[Begin Supplied information]

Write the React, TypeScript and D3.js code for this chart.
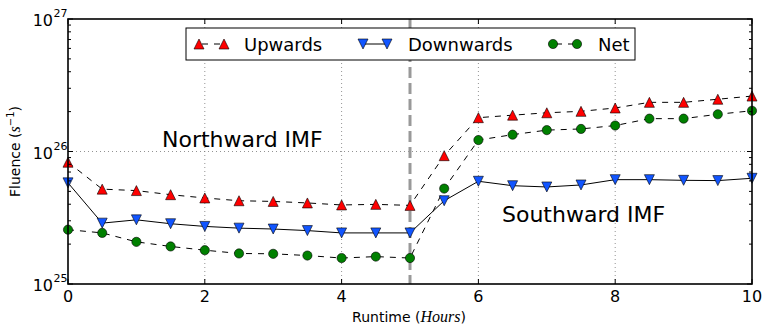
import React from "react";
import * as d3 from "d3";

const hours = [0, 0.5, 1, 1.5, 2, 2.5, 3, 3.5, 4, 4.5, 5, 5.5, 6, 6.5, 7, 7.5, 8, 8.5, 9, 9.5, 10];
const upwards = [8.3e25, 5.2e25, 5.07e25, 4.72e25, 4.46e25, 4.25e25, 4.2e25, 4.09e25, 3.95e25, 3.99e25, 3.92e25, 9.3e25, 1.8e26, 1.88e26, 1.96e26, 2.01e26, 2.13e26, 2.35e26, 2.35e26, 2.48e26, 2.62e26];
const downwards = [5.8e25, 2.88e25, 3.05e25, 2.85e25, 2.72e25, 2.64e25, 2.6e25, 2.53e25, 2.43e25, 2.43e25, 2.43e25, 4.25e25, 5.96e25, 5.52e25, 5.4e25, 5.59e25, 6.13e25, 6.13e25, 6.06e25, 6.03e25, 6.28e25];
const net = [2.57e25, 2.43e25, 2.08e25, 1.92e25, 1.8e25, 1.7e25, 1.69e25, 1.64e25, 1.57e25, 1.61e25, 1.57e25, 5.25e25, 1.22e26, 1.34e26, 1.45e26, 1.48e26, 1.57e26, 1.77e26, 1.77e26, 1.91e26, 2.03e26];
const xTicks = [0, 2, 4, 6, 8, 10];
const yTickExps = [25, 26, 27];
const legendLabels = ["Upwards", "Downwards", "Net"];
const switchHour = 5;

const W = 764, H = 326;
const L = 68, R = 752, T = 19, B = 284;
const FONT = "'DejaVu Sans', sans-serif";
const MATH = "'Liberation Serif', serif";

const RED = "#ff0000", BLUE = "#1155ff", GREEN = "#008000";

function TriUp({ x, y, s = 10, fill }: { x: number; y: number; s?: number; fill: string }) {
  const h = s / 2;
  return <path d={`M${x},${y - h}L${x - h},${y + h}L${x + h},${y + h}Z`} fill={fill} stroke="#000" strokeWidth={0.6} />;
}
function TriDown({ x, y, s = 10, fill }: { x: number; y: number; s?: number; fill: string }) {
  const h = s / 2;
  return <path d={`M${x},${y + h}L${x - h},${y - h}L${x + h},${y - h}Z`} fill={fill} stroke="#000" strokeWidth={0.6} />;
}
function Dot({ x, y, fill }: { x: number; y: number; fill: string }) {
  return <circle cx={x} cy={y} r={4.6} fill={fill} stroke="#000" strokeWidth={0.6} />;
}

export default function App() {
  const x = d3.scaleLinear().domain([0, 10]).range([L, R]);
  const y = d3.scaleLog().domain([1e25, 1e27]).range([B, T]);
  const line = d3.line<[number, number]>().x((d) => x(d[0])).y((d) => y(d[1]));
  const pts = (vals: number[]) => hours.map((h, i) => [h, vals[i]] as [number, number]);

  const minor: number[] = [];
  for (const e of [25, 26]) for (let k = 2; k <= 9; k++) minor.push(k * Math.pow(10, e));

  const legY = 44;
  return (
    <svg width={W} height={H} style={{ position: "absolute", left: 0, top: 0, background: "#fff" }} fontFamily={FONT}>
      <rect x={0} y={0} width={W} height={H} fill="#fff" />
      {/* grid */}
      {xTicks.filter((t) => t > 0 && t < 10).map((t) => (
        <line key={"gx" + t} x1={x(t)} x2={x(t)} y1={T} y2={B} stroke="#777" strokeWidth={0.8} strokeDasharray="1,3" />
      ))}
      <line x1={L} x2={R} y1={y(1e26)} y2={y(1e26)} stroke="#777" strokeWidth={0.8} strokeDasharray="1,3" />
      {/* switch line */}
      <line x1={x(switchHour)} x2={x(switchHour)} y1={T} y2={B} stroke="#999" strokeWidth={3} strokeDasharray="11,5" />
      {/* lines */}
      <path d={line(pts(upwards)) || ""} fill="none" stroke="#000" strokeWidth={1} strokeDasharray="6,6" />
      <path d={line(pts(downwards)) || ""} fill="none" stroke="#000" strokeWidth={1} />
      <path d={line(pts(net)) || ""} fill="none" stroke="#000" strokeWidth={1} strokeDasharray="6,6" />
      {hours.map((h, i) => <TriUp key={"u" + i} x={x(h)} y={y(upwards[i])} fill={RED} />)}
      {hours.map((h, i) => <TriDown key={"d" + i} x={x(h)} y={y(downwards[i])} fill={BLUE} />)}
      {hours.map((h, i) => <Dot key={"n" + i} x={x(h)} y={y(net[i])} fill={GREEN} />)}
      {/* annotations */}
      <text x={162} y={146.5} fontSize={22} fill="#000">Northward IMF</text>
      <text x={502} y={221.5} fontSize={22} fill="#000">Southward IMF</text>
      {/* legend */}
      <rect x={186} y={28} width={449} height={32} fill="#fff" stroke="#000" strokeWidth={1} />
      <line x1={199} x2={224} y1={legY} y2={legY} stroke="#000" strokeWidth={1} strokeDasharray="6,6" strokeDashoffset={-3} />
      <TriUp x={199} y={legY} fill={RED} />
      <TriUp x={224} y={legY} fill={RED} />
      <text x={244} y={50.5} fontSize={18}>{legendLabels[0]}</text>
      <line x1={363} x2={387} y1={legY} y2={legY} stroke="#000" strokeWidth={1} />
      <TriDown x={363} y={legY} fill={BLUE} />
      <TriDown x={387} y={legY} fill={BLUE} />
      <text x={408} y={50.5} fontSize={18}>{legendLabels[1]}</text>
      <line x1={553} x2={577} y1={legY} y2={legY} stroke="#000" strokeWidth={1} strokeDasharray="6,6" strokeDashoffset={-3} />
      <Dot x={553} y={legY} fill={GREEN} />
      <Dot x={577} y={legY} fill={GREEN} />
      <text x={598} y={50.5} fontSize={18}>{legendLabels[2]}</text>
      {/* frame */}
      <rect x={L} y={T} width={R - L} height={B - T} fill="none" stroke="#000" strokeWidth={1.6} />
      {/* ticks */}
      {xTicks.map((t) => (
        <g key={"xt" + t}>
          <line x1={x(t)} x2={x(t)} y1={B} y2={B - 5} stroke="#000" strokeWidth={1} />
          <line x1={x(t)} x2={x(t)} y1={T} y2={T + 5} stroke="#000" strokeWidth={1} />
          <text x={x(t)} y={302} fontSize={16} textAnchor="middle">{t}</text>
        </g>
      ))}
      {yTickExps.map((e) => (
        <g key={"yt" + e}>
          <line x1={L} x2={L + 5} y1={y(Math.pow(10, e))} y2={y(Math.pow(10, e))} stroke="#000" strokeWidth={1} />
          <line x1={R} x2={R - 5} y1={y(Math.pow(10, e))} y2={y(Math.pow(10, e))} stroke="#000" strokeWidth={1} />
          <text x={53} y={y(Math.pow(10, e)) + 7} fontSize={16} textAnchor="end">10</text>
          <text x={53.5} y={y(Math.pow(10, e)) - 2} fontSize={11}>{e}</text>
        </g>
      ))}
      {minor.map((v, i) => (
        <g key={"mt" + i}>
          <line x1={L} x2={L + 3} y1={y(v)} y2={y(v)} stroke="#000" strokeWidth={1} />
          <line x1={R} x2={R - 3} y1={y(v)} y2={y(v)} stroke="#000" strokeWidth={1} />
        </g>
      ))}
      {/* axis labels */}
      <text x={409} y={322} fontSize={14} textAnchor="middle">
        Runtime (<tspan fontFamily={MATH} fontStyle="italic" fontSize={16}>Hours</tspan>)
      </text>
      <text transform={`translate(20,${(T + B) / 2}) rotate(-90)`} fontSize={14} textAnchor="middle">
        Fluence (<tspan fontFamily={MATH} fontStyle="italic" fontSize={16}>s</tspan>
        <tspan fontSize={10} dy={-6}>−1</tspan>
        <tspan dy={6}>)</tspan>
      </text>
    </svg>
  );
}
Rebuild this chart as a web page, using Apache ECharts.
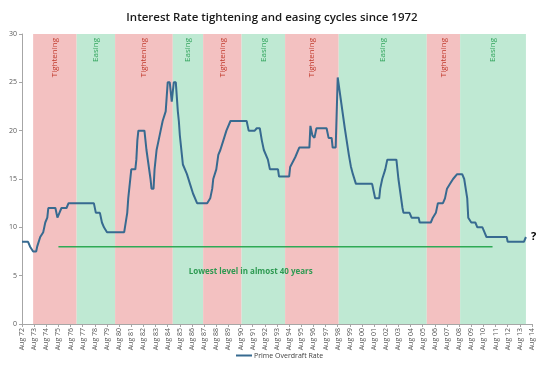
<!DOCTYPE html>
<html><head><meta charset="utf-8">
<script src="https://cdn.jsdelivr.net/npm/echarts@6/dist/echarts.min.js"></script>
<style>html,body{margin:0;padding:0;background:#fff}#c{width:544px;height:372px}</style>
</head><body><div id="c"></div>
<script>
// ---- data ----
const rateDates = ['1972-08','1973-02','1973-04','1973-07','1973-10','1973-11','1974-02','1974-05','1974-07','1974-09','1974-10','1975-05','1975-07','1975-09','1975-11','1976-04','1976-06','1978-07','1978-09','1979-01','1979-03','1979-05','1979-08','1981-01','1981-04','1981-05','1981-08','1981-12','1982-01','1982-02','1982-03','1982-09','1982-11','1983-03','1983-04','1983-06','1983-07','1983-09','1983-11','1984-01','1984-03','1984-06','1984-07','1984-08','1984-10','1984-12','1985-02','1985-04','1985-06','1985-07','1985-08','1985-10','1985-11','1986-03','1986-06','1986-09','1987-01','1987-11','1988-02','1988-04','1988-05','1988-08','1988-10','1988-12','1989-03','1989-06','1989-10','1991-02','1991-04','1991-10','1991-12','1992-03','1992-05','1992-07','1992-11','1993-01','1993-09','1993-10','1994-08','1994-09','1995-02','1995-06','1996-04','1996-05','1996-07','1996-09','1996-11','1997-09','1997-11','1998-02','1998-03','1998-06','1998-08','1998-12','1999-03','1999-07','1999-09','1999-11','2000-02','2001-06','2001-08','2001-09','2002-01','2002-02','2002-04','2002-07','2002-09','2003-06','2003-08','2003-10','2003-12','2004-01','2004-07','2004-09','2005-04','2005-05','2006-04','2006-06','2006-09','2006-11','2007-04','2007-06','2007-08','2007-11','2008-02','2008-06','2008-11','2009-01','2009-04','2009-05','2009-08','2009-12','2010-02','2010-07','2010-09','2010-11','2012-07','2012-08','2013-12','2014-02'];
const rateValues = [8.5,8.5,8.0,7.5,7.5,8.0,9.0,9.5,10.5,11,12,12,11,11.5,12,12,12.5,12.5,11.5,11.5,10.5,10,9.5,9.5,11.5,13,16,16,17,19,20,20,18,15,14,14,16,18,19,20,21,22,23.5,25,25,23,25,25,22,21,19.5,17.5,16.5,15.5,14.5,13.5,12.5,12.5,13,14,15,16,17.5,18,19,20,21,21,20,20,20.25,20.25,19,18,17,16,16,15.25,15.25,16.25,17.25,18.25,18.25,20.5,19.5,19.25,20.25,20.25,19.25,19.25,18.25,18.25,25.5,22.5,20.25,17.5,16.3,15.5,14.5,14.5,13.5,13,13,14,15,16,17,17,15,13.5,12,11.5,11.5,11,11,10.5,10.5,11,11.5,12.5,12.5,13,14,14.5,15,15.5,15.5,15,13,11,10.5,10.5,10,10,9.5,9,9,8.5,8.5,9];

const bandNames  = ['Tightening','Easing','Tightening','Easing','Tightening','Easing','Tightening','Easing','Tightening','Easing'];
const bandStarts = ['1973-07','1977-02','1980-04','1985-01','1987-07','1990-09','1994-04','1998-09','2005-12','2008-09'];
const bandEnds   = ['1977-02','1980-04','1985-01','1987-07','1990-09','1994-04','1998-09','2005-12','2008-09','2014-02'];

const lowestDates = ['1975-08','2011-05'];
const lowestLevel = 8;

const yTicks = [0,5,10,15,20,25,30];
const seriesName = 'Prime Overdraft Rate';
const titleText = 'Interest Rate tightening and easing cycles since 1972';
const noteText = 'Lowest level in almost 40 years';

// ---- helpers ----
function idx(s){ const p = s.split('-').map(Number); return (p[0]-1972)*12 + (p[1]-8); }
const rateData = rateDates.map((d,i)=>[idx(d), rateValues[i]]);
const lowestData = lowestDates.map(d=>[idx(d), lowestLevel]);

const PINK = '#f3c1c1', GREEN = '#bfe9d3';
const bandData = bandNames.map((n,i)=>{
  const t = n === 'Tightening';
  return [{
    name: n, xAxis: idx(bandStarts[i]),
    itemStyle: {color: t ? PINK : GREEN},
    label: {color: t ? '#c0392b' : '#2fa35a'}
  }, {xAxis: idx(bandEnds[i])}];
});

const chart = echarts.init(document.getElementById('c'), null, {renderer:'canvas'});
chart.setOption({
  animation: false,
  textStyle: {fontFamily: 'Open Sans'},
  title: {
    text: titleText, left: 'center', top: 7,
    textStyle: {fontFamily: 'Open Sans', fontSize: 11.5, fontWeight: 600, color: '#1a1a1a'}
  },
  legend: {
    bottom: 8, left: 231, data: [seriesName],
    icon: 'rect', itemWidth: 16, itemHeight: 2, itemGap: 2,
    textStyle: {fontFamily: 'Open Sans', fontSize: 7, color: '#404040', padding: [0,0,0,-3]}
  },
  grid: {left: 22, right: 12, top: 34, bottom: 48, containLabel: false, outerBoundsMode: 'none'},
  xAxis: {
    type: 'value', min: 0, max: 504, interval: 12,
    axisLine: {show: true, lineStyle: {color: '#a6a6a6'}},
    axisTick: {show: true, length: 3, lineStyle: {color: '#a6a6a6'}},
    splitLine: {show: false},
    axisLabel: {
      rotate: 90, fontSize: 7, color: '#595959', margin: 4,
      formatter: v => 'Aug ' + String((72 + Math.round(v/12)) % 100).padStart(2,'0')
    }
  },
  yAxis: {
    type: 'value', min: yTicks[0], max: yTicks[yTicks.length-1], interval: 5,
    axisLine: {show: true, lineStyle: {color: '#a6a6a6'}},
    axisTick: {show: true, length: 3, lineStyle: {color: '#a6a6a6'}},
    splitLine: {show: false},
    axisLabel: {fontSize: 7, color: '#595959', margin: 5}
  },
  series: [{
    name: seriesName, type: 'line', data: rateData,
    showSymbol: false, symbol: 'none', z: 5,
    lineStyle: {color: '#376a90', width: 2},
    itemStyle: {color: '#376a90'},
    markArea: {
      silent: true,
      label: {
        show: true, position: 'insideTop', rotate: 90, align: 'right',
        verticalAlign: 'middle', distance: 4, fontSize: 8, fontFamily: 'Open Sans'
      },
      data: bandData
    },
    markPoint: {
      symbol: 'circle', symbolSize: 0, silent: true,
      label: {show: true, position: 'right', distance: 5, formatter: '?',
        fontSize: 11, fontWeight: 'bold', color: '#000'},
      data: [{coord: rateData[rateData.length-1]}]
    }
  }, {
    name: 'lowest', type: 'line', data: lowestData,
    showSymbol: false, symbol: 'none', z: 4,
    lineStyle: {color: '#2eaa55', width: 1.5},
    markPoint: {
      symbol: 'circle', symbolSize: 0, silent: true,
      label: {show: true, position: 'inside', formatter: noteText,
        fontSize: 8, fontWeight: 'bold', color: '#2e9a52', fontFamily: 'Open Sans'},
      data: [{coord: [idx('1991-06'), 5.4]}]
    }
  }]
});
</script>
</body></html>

[End Supplied information]

▶ **Exercise instructions**
Stop after the line containing "import * as": copy the records exactly from the first line up to there, leaving pictures out.

▶ **Solution for this exercise**
Write the React, TypeScript and D3.js code for this chart.
import React from "react";
import * as d3 from "d3";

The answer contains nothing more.